While the blind are consistently characterized as animals, blindness also dehumanizes those who retain their sight. Driven partly by exceptionalism but mostly by fear, the soldiers charged with containing the infected mistreat the internees. For instance, when the doctor asks for medicine to treat the thief, the soldiers deny him any assistance. The soldiers threaten to shoot the doctor and his wife, and one turns to the rest of the group and says he would kill them “even if it were my own brother” (63). For his part, the doctor cannot believe the soldiers would deny them basic medical supplies and laments, “[I]t’s against all the rules of humanity” (63). The act of treating the infected as subhuman has the equal consequence of dehumanizing the sighted as well. This culminates—in this section, at least—with the massacre of the blind by a frightened group of soldiers.
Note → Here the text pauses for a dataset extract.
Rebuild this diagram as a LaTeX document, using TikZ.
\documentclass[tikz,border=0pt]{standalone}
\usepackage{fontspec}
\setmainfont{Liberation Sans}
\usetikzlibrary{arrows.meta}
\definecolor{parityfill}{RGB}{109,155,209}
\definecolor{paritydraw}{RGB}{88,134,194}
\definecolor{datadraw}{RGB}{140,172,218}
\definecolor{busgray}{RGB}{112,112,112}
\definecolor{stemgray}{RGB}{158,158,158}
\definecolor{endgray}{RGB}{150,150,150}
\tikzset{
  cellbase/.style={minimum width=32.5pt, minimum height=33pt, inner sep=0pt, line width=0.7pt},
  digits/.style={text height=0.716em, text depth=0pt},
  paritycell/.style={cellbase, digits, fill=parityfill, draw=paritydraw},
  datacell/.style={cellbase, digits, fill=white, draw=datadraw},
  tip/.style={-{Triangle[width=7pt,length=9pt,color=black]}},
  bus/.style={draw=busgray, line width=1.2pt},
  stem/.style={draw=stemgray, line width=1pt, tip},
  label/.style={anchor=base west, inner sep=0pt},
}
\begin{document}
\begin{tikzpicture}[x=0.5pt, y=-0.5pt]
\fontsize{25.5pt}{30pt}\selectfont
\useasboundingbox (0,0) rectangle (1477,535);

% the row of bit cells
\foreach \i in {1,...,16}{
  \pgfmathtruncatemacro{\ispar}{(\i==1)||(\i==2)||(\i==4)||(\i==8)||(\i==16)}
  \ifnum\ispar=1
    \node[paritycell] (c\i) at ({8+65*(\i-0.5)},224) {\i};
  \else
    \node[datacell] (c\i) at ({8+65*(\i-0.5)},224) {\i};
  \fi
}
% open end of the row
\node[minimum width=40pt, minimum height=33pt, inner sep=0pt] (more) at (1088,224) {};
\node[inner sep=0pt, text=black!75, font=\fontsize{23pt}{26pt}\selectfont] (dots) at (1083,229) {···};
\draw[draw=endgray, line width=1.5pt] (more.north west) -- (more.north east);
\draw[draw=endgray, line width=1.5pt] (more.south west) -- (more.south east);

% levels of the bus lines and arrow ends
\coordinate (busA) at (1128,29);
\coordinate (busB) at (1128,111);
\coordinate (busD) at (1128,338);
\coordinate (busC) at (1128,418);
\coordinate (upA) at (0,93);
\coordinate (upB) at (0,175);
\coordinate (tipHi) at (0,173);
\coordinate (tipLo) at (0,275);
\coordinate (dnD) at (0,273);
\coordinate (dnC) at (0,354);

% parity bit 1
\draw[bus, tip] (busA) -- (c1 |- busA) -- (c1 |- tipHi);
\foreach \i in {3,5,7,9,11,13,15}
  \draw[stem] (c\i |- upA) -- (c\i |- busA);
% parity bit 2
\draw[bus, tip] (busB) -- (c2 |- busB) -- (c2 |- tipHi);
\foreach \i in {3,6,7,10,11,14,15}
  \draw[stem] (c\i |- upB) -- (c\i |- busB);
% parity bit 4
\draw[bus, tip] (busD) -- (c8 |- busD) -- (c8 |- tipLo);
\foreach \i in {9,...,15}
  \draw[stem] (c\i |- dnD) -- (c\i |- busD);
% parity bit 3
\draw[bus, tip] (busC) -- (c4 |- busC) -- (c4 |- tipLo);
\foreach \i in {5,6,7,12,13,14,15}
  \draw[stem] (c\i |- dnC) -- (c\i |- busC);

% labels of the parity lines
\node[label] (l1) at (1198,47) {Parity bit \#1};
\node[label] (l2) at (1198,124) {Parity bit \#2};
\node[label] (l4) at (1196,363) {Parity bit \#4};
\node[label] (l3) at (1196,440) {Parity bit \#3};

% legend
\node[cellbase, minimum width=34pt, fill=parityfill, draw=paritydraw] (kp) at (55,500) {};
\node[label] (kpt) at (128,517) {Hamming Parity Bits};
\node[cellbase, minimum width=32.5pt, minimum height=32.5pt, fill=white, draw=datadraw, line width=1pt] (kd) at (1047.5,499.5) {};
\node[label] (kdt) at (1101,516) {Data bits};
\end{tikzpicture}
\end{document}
The blind are starving, so when they hear the soldiers and aid workers approach, they begin creeping out into the hallway. They get too close, and the soldiers open fire on the group and kill four people. The military later insists they “are not to blame,” and that its soldiers acted in “legitimate defense” (83). With each instance of aggression, heartlessness, and cruelty, the soldiers lose more of themselves, too. When life revolves around the survival of the fittest rather than human compassion, Saramago asks how anyone could expect otherwise.